There are, of course, some interesting immediate trends transforming the financial landscape, as I discussed in a prior article. In a slightly more distant future decentralized systems, at scale and more thoroughly developed, can further transform this landscape, eliminating or reframing the need for trust while at the same time more efficiently generating access to financial services and their wealth generation effects.

Decentralized Finance

So what might such a system or systems look like?

Welcome to the world of Decentralized Finance, or “DeFi.” DeFi is, in my opinion, the most revolutionizing ongoing development in the world of finance. Powered by technology, entire decentralized, peer-to-peer financial ecosystems are active or being developed. This combination of decentralized applications, cryptocurrencies and smart contracts can essentially put any financial service at anyone’s fingertips. Within them, participants can both offer and consume these services without interacting with a traditional financial institution. As an example, a more mature case is lending and borrowing protocols such as Compound where users are able to offer crypto assets as lenders or borrow them from other participants. Lenders earn interest rates, which are determined via smart contracts and algorithms, while borrowers can access leverage for other operations. Smart contracts dictate collateralization amounts and are self-executing, thus guaranteeing trust. Anything from derivatives creation and trading to automated wealth management and even digital art marketplaces can be found in the world of DeFi.

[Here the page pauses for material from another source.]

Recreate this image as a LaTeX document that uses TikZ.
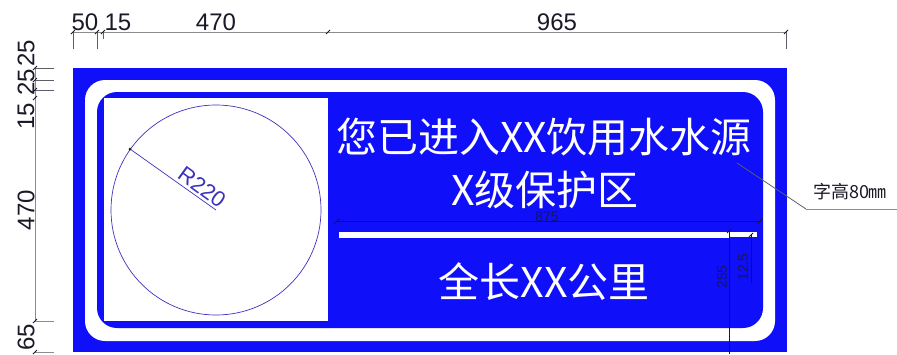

The implications of this are far-reaching. As they develop and scale, decentralized, self-governing financial systems, unconstrained by the structures of the traditional financial system, have the capacity to bring the benefit of financial services to many more people. Within them, users can participate as both suppliers and consumers and even vote on system regulations and decision-making, generating more wealth and equitable distribution for participants. Financial innovation is also exponentially increased as it becomes possible to create, fund, and execute a wide array of user generated, customized products, further increasing reach, impact, and relevance.

It is also true, however, that DeFi is in its infancy. As of this writing, only about US$43 billion is estimated to be locked into its different protocols, though it has risen exponentially from the US$1 billion estimated last June. Still, it will take time to fulfill its promise. Technologies must improve, especially scalability and transactional costs. Access and products are still largely limited. Furthermore, as these applications mature, the question of regulation looms larger and will likely take center stage soon, affecting development in different geographies.

Regardless, as we have seen with cryptocurrencies already, if there is a real value and use case, all the pieces start falling into place. I would argue that, rather than discounting DeFi or sitting on the sidelines, businesspeople and policymakers in our region should embrace and understand its potential early, charting the course to what business and government interactions with decentralized financial applications may look like and how they may leverage them to generate value and achieve policy goals and impact. What would a world in which the most important financial institutions are funded and controlled directly by consumers look like? How would that affect large businesses and what opportunities for innovation may this present today? What if governments and regulators in the region got ahead of the curve, setting up experimental regulatory frameworks and attracting capital and talent to the region? It is hard to predict all the possible scenarios, of course, but if it’s enough to get you thinking, then I’ve done my job.